Éste, podría ser un buen momento para hacer un recuento de las veces que como el aire, se nos ha colado un evento violento y aunque tuvimos rabia, impotencia y miedo, muchas de nosotras tuvimos que seguir la vida, hemos tenido que seguir sonriendo.

¿O es que sólo a mí me pasa?. Esa pregunta se ha vuelto una compañía continúa.

Y es que fue así. Recuerdo a los 17 años en cualquier transporte público no importando el horario, un tipo se entretenía mostrando sus genitales frente a mí.

En cualquier esquina el acoso. Cualquier lugar puede servir de escenario para sus más diversas representaciones: una parada de bus, una acera, una calle, una tienda, una institución estatal, una escuela, un restaurante, y hasta el edificio y el vecindario donde resido.

Y lo más llamativo, lo que incomoda, la tolerancia. ¿Pero qué está pasando?

Otro recuerdo, a eso de los 21 años y tras abordar un taxi, rumbo a la universidad, plena tarde, el fulano desvía la unidad hacia cualquier otro sitio lejano para secuestrarme.

Vi de cerca el último día de mi vida, logré safar el seguro de la puerta y me arrojé sin pensarlo al arroyo vehicular aún con la unidad en movimiento. Hoy le doy nombre: sobreviví a un secuestro.

Otro recuerdo que también hoy nombro.

Dos fracturas de nariz que cuentan sobre relaciones abusivas, que si del hermano, que si del que dijo «amarte”.

Los muros de aquella casa que se decía «el dulce hogar» cuentan sobre esos puños, se ven las marcas y las puertas gritan de aquellas explosiones de violencia que las mamás de antes llamaban «asi son cuabdi se enojan».

Más cosas llegan al pensamiento.

Ésta misma semana, en plena calle, colonia Xilotzingo, 11 de la mañana, a la orilla de una acera transitada. De auto a auto, un varón que grita desde su auto:

– ¡… Pendeja, porque no te vas a estorbar a tu fraccionamiento!

– Señor, no estorbo ninguna entrada y disculpe pero la calle es pública, contesto.

Me distraje un par de minutos.

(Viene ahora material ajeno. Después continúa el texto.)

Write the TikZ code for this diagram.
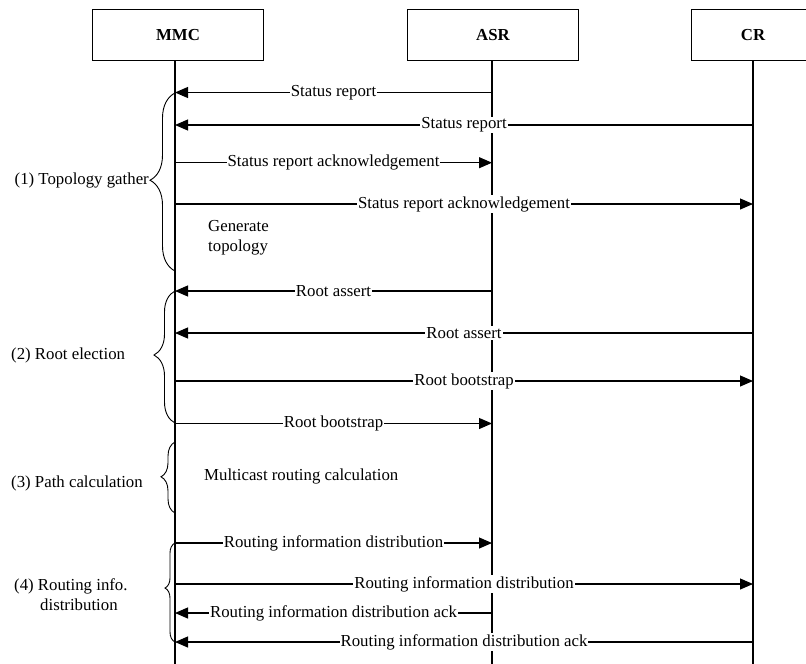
\documentclass[tikz,border=0pt]{standalone}
\usepackage{fontspec}
\setmainfont{Liberation Serif}
\usetikzlibrary{arrows.meta,decorations.pathreplacing}
\begin{document}
\begin{tikzpicture}[x=1pt,y=-1pt,
  font=\fontsize{16.8}{20}\selectfont,
  actor/.style={draw, line width=1pt, minimum width=171pt, minimum height=51.4pt, inner sep=0pt,
    font=\fontsize{16.8}{20}\selectfont\bfseries},
  life/.style={line width=1.1pt},
  msg/.style={line width=1.1pt, -{Triangle[length=13pt,width=11pt]}},
  lbl/.style={fill=white, inner sep=1pt},
  brc/.style={decorate, line width=0.9pt, decoration={brace, amplitude=#1}},
  note/.style={align=left, inner sep=0pt}]
\useasboundingbox (0,0) rectangle (806,664);
% actors
\node[actor] (mmc) at (178,35) {MMC};
\node[actor] (asr) at (493,35) {ASR};
\node[actor, minimum width=124pt] (cr)  at (753,35) {CR};
% lifelines
\coordinate (mmcL) at (175,664);
\coordinate (asrL) at (492,664);
\coordinate (crL)  at (753,664);
\draw[life] (mmc.south -| mmcL) -- (mmcL);
\draw[life] (asr.south -| asrL) -- (asrL);
\draw[life] (cr.south  -| crL)  -- (crL);
% rows
\coordinate (y1)  at (0,92.5);
\coordinate (y2)  at (0,125);
\coordinate (y3)  at (0,162.7);
\coordinate (y4)  at (0,204);
\coordinate (y5)  at (0,291);
\coordinate (y6)  at (0,333);
\coordinate (y7)  at (0,381);
\coordinate (y8)  at (0,423.5);
\coordinate (y9)  at (0,543);
\coordinate (y10) at (0,584);
\coordinate (y11) at (0,613);
\coordinate (y12) at (0,642);
% braces
\coordinate (b1t) at (0,93);  \coordinate (b1b) at (0,271);
\coordinate (b2t) at (0,291); \coordinate (b2b) at (0,423);
\coordinate (b3t) at (0,442); \coordinate (b3b) at (0,513);
\coordinate (b4t) at (0,543); \coordinate (b4b) at (0,642);
\draw[brc=25pt, decoration={aspect=0.51}] (mmcL |- b1b) -- (mmcL |- b1t);
\draw[brc=21pt, decoration={aspect=0.515}] (mmcL |- b2b) -- (mmcL |- b2t);
\draw[brc=14pt, decoration={aspect=0.51}] (mmcL |- b3b) -- (mmcL |- b3t);
\draw[brc=10pt, decoration={aspect=0.545}] (mmcL |- b4b) -- (mmcL |- b4t);
% phase labels
\node[inner sep=0pt, anchor=east] (p1) at (149,180) {(1) Topology gather};
\node[inner sep=0pt, anchor=west] (p2) at (11,355) {(2) Root election};
\node[inner sep=0pt, anchor=west] (p3) at (11,483) {(3) Path calculation};
\node[inner sep=0pt, align=left, anchor=west] (p4) at (14,595) {(4) Routing info.\\\hspace*{26pt}distribution};
% notes
\node[note, anchor=west] (n1) at (208,238) {Generate\\topology};
\node[note, anchor=west] (n2) at (204,476) {Multicast routing calculation};
% messages
\draw[msg] (asrL |- y1) -- node[lbl]{Status report} (mmcL |- y1);
\draw[msg] (crL |- y2) -- node[lbl]{Status report} (mmcL |- y2);
\draw[msg] (mmcL |- y3) -- node[lbl]{Status report acknowledgement} (asrL |- y3);
\draw[msg] (mmcL |- y4) -- node[lbl]{Status report acknowledgement} (crL |- y4);
\draw[msg] (asrL |- y5) -- node[lbl]{Root assert} (mmcL |- y5);
\draw[msg] (crL |- y6) -- node[lbl]{Root assert} (mmcL |- y6);
\draw[msg] (mmcL |- y7) -- node[lbl]{Root bootstrap} (crL |- y7);
\draw[msg] (mmcL |- y8) -- node[lbl]{Root bootstrap} (asrL |- y8);
\draw[msg] (mmcL |- y9) -- node[lbl]{Routing information distribution} (asrL |- y9);
\draw[msg] (mmcL |- y10) -- node[lbl]{Routing information distribution} (crL |- y10);
\draw[msg] (asrL |- y11) -- node[lbl]{Routing information distribution ack} (mmcL |- y11);
\draw[msg] (crL |- y12) -- node[lbl]{Routing information distribution ack} (mmcL |- y12);
\end{tikzpicture}
\end{document}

No vi venir el golpe. Su puño atravesó mi espacio personal y sólo por reflejo es que logré esquivar un poco el impacto de su fuerza junto a mi ojo izquierdo.

Hoy mi mejilla amoratada evidencia el rastro de su furia. Sí, ellos golpean, porque así les apetece.

Que nunca han escuchado algo así: “No me peleo con nadie, en mi trabajo me quieren, nunca discuto, pero mi mujer me provoca hasta el cansancio y logra de vez en cuando hacerme enojar”.

O ésta otra, y en la fiscalía: “¿pero usted lo provocó?” “¿cómo saber si lo que dice es real, tiene testigos?”

Me pregunté si el moretón de mi mejilla sirve acaso como evidencia.

Otra vez, violencia de puertas adentro, violencia de puertas a fuera. No me quedó de otra, el camino de la denuncia es además de engorroso, asqueroso; frustrante.

Será que sigue imperando la cultura primitiva que nos lleva sistemáticamente a anteponer «lo mío, mi forma de ser y de pensar, mis gustos y preferencias», sin tomar en consideración las consecuencias que para los otros pueden tener nuestras acciones.

¿Qué hacer para protegernos ante tales agresiones? ¿No hay percepción de riesgo por parte de la autoridad? ¿Se pueden violar tan fácilmente normas de urbanidad que repercuten en el buen clima social de una comunidad?

Ese es un problema para pensar… y resolver.

Y así, la violencia nuestra de cada día.